Data to use -
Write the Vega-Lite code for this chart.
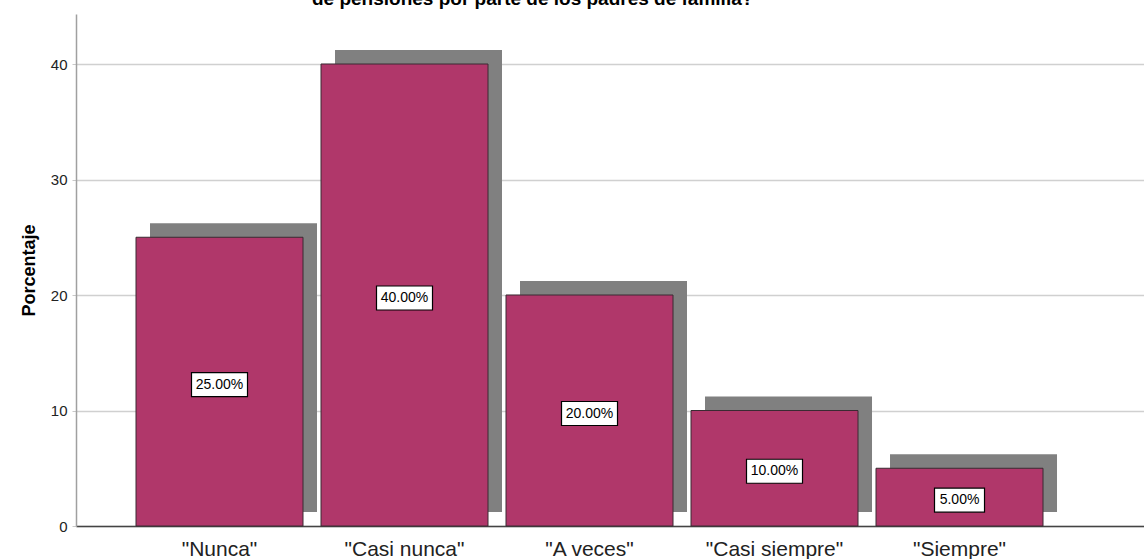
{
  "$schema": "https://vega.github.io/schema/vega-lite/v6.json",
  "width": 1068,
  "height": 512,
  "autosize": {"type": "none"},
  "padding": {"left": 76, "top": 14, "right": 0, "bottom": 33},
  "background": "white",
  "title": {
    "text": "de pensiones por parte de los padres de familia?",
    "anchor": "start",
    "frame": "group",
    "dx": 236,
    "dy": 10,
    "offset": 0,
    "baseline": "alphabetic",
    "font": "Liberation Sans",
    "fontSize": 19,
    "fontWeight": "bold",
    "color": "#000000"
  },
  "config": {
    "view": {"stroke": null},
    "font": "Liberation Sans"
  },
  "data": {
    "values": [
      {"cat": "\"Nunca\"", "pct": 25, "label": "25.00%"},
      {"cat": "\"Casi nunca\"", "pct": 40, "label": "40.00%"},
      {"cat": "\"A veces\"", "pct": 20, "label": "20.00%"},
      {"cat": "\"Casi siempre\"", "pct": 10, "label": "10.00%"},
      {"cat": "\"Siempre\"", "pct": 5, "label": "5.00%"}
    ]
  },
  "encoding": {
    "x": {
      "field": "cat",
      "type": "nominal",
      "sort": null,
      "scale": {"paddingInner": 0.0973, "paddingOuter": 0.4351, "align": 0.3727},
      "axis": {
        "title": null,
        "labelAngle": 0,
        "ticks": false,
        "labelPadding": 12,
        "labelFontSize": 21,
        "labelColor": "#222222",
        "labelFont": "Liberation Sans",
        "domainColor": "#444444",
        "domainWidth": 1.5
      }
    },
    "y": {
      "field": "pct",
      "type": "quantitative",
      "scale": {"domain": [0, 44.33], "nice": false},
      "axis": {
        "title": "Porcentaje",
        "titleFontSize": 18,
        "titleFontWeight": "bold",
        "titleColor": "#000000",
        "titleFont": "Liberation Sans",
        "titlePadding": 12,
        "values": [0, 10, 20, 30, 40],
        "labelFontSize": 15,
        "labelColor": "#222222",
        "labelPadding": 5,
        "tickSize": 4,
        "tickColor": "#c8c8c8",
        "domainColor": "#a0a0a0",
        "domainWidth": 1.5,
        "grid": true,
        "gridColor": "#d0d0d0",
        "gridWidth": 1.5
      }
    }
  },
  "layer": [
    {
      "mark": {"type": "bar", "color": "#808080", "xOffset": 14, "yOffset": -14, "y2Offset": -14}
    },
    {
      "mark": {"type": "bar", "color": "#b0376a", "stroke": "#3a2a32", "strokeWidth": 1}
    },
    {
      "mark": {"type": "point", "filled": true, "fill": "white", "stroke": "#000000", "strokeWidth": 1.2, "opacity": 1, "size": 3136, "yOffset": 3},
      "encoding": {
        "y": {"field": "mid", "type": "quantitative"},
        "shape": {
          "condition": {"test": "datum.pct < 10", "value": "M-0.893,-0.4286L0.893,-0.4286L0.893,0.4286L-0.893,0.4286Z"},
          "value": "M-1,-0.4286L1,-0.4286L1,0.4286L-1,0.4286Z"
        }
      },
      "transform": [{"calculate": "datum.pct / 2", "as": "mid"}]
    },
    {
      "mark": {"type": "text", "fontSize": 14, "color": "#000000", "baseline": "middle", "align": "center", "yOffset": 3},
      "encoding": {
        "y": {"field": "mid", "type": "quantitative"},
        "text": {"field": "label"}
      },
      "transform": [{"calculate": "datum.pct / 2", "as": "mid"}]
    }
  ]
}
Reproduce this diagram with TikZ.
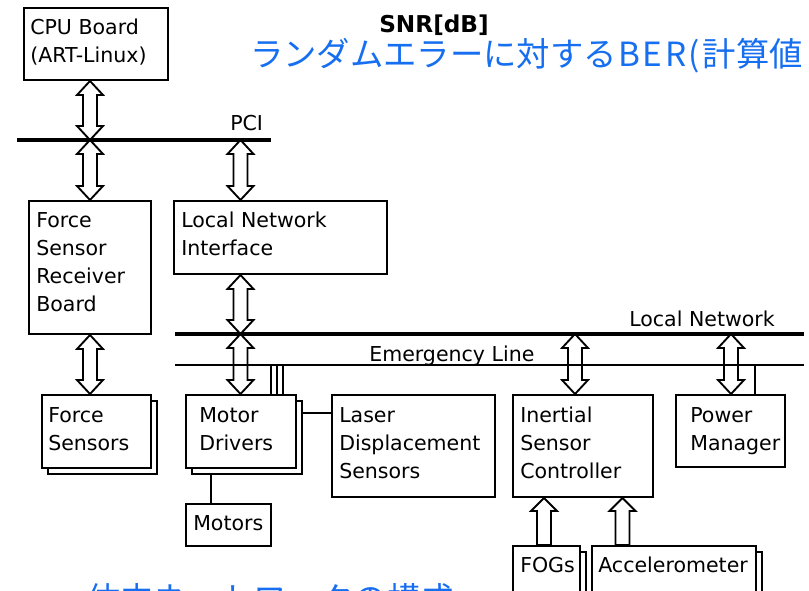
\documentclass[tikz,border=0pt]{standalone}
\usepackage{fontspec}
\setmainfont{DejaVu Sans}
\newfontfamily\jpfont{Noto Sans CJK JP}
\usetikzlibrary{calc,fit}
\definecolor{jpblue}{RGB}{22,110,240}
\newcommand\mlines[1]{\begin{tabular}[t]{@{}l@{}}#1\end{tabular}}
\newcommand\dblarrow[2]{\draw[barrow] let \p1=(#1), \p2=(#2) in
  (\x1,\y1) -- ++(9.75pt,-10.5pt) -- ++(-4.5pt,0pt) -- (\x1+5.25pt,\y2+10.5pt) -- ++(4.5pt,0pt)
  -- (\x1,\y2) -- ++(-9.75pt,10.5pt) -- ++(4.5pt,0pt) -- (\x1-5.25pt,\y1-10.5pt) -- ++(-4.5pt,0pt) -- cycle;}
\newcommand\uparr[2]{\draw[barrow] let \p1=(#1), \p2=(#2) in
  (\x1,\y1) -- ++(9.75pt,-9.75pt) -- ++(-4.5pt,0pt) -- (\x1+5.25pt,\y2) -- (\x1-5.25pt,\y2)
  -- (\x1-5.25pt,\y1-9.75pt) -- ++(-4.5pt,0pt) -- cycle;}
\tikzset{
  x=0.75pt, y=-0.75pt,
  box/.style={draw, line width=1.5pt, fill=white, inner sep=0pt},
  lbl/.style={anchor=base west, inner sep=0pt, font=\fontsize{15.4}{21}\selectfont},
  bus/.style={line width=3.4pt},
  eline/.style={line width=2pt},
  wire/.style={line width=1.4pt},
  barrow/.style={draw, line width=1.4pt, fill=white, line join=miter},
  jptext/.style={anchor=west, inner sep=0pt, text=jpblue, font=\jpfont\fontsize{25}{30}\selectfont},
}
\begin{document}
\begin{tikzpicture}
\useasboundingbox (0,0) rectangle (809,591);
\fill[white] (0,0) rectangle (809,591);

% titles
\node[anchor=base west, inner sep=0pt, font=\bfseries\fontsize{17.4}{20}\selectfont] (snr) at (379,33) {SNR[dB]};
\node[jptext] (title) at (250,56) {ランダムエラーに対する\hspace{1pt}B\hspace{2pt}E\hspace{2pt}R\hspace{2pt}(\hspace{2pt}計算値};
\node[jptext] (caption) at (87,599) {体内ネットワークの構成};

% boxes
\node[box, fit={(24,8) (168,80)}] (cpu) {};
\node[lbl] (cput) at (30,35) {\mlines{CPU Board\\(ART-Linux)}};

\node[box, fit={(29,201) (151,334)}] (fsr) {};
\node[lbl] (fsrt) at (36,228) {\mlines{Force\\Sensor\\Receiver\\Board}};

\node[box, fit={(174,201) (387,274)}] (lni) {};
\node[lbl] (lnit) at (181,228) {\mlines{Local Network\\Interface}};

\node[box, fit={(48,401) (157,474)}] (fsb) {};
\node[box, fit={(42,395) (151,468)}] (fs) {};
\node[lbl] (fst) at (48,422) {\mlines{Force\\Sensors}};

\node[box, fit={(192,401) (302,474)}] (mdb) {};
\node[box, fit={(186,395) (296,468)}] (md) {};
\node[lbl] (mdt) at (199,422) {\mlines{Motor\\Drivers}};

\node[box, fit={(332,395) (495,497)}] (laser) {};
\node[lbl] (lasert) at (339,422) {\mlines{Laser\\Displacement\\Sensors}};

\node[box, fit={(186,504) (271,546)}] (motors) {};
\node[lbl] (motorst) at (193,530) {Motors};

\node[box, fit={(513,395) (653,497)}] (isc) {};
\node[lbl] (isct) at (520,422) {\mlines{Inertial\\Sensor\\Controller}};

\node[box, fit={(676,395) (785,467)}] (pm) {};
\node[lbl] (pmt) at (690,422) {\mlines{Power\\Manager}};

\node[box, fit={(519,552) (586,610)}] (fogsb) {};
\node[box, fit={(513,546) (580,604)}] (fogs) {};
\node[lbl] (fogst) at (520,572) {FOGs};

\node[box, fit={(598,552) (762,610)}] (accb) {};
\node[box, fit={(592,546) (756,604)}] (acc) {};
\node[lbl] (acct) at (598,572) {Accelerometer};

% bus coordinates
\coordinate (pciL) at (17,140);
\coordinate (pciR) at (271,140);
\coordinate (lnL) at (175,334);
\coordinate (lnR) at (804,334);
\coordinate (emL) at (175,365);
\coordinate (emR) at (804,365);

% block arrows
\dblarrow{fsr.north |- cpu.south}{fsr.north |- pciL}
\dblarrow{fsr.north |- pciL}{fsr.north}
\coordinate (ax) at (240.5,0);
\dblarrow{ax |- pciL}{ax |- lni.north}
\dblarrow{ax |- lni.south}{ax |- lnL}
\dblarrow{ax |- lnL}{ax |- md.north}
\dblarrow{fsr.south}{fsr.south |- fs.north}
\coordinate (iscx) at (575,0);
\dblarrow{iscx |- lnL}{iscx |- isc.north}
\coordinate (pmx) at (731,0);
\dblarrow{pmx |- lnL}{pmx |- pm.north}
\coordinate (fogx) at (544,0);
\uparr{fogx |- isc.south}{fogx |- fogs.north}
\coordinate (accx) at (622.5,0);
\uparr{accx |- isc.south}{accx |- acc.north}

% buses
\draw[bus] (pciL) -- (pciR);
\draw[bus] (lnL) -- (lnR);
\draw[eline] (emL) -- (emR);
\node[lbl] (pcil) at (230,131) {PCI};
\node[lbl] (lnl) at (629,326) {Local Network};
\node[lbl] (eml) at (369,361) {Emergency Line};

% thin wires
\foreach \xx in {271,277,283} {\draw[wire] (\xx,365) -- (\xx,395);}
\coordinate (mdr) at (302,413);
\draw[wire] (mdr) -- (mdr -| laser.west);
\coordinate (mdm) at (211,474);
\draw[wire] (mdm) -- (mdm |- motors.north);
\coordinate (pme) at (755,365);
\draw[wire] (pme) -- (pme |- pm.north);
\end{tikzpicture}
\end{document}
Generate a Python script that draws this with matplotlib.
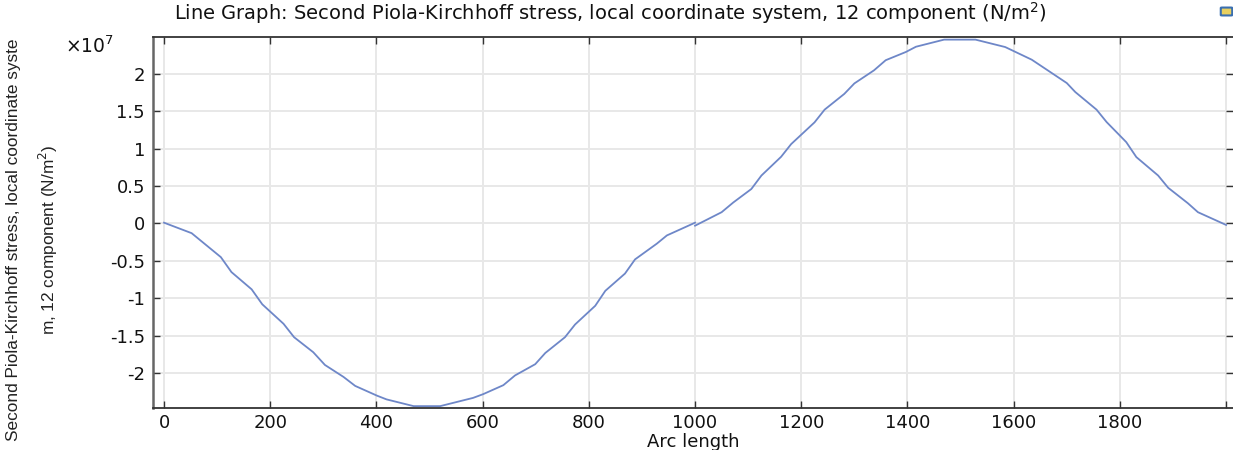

The exercise - Copy exactly, and copy only, the lines from the one with "Reproduce this diagram with TikZ." to the one with "(caption) at (87,599)", ends included. Pictures are not part of the copy.

Written solution -
Reproduce this diagram with TikZ.
\documentclass[tikz,border=0pt]{standalone}
\usepackage{fontspec}
\setmainfont{DejaVu Sans}
\newfontfamily\jpfont{Noto Sans CJK JP}
\usetikzlibrary{calc,fit}
\definecolor{jpblue}{RGB}{22,110,240}
\newcommand\mlines[1]{\begin{tabular}[t]{@{}l@{}}#1\end{tabular}}
\newcommand\dblarrow[2]{\draw[barrow] let \p1=(#1), \p2=(#2) in
  (\x1,\y1) -- ++(9.75pt,-10.5pt) -- ++(-4.5pt,0pt) -- (\x1+5.25pt,\y2+10.5pt) -- ++(4.5pt,0pt)
  -- (\x1,\y2) -- ++(-9.75pt,10.5pt) -- ++(4.5pt,0pt) -- (\x1-5.25pt,\y1-10.5pt) -- ++(-4.5pt,0pt) -- cycle;}
\newcommand\uparr[2]{\draw[barrow] let \p1=(#1), \p2=(#2) in
  (\x1,\y1) -- ++(9.75pt,-9.75pt) -- ++(-4.5pt,0pt) -- (\x1+5.25pt,\y2) -- (\x1-5.25pt,\y2)
  -- (\x1-5.25pt,\y1-9.75pt) -- ++(-4.5pt,0pt) -- cycle;}
\tikzset{
  x=0.75pt, y=-0.75pt,
  box/.style={draw, line width=1.5pt, fill=white, inner sep=0pt},
  lbl/.style={anchor=base west, inner sep=0pt, font=\fontsize{15.4}{21}\selectfont},
  bus/.style={line width=3.4pt},
  eline/.style={line width=2pt},
  wire/.style={line width=1.4pt},
  barrow/.style={draw, line width=1.4pt, fill=white, line join=miter},
  jptext/.style={anchor=west, inner sep=0pt, text=jpblue, font=\jpfont\fontsize{25}{30}\selectfont},
}
\begin{document}
\begin{tikzpicture}
\useasboundingbox (0,0) rectangle (809,591);
\fill[white] (0,0) rectangle (809,591);

% titles
\node[anchor=base west, inner sep=0pt, font=\bfseries\fontsize{17.4}{20}\selectfont] (snr) at (379,33) {SNR[dB]};
\node[jptext] (title) at (250,56) {ランダムエラーに対する\hspace{1pt}B\hspace{2pt}E\hspace{2pt}R\hspace{2pt}(\hspace{2pt}計算値};
\node[jptext] (caption) at (87,599) {体内ネットワークの構成};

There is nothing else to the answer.